Paula Hammond, former secretary of transportation for Washington state, argues that there are other benefits from the project, such as expanded routes and more reliable scheduling. She explained that the state never intended to build a system like the famous “bullet trains” of Japan and Europe. Notwithstanding grandiose D.C. promises, in the Northwest region, said Hammond, “we want the ability of our communities to be connected so that we can provide travel, a daily business trip between Seattle and Portland, and the opportunity not to have to fight traffic.”That, despite having devoted nearly all of the stimulus money, close to half a billion dollars, to road projects that will have almost no effect on the volume of traffic drivers have to fight. Despite the campaigning at Destination: Freedom for a true high-speed Passenger Rail service, toward which the stimulus money is at best the earnest money deposit, the high benefit-cost ratio projects remain the regional rail corridors of California, the Carolinas, radiating out of Chicago, and in the Pacific Northwest. Most of these corridors are short enough that spending the really big money on German-style fast electric trains will reduce trip length by a half hour or so, end-to-end, and such trains will be hard pressed to realize their potential between intermediate stops. But the possibility of doing business and returning the same day, or sometimes by early afternoon, and getting work done on the train, without the airport hassles or the road distraction, makes the provision of 110-125 mph diesel trains a task worth pursuing.
INADVERTENTLY MAKING THE CASE FOR FREQUENCY AND CONNECTIVITY.

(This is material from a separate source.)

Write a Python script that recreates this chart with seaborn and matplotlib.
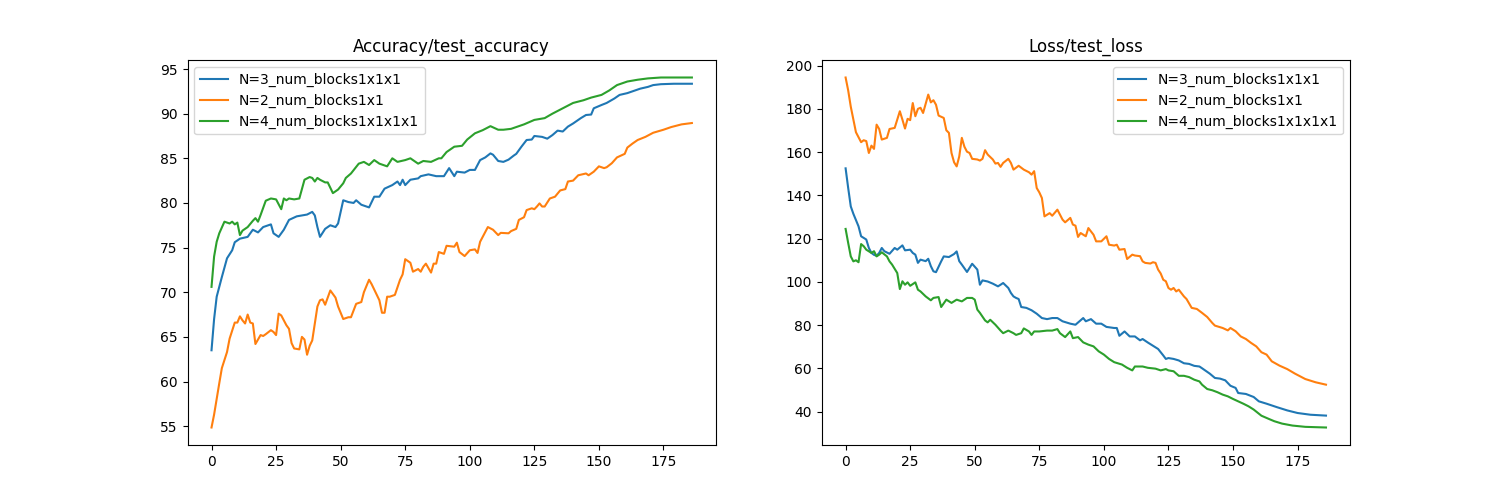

A recent Anderson Cooper segment on CNN mischaracterized Washington State's use of federal stimulus money to improve the Cascades Talgo service as failure to produce a European style high speed passenger train. The usual suspects pounce. "$800 million have been used to reduce the length of the trip from Seattle to Portland by 10 minutes." No, the money made additional train frequencies possible, and provided additional sidings, in order that the 10 minute reduction in trip time was actual, not notional.